September 13, 2019

Data sketching for genomics

> a review of algorithms and bioinformatic software

I recently had my first review paper published - When the levee breaks: a practical guide to sketching algorithms for processing the flood of genomic data. This is a quick post to summarise some of the thoughts behind the paper.

As the title suggests, the review offers an introduction to the world of data sketching algorithms and their application in genomics. Like many, I’ve arrived to bioinformatics from a wet lab background. As I progressed from hacky perl pipelines to writing software that people actually use, I’ve had to learn a lot of computer science 101. At times I have been pretty overwhelmed by some of the concepts and algorithms, which was the case for sketching. Sometimes I wasn’t sure how best to parameterise some software, or I knew that a sketching algorithm would be a good fit for some task but I wasn’t sure which particular flavour of MinHash to implement.
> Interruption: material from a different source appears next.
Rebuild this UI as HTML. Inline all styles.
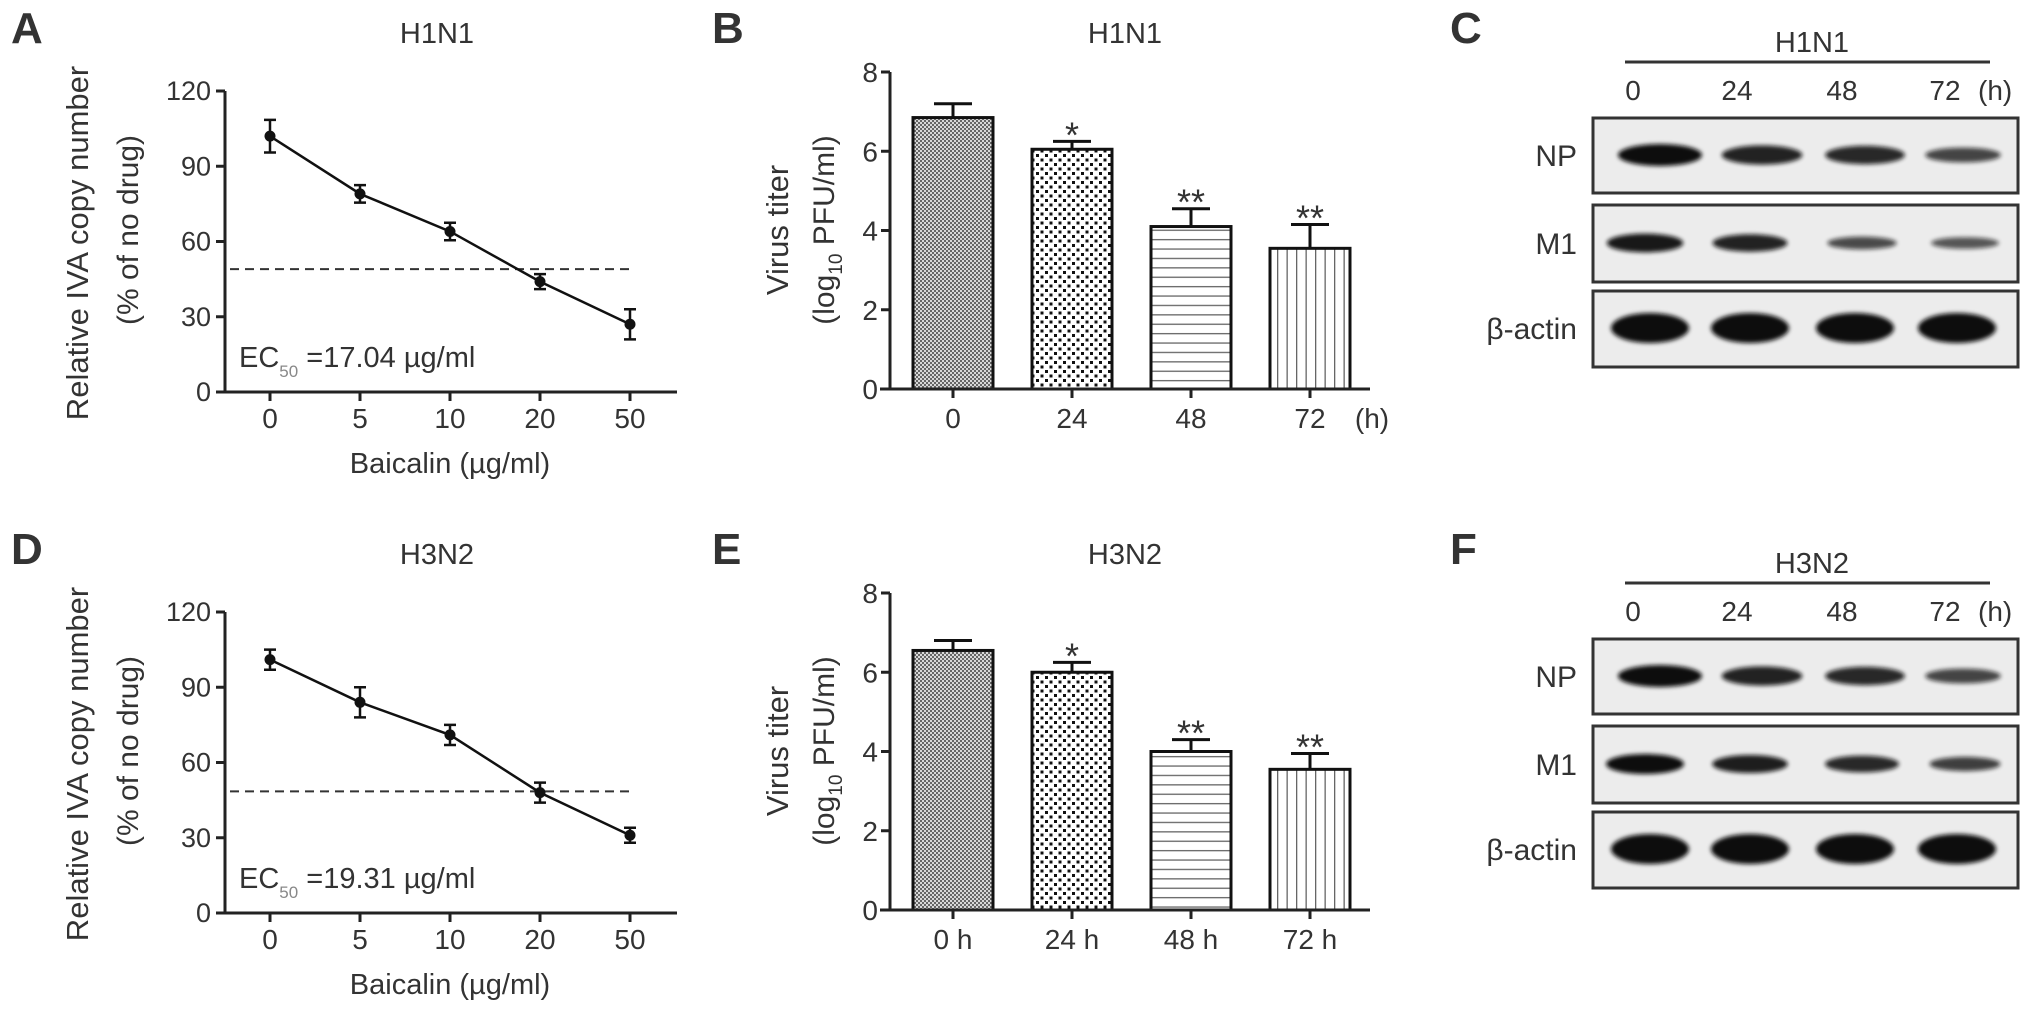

I ended up writing a lot of notes on sketching, including the advantages/disadvantages, commonly used algorithms and the software which uses them. These ended up forming the paper, which I hope is a useful guide to those in a similar position to my former self. The paper covers several common sketching algorithms:

  • MinHash
  • Bloom filters
  • CountMin sketches
  • HyperLogLog

As well as the review itself, I included some online notebooks and an updateable list of sketching software - both of which have gone down really well. I’m grateful to those who have already given feedback and updated the software list. The notebooks can be run interactively thanks to Binder, which is a really great resource for making papers reproducible and accessible. It was particularly useful for this paper as Binder restricts you to 1-2Gb of RAM, which is ideal for showing off the low memory requirements of sketching!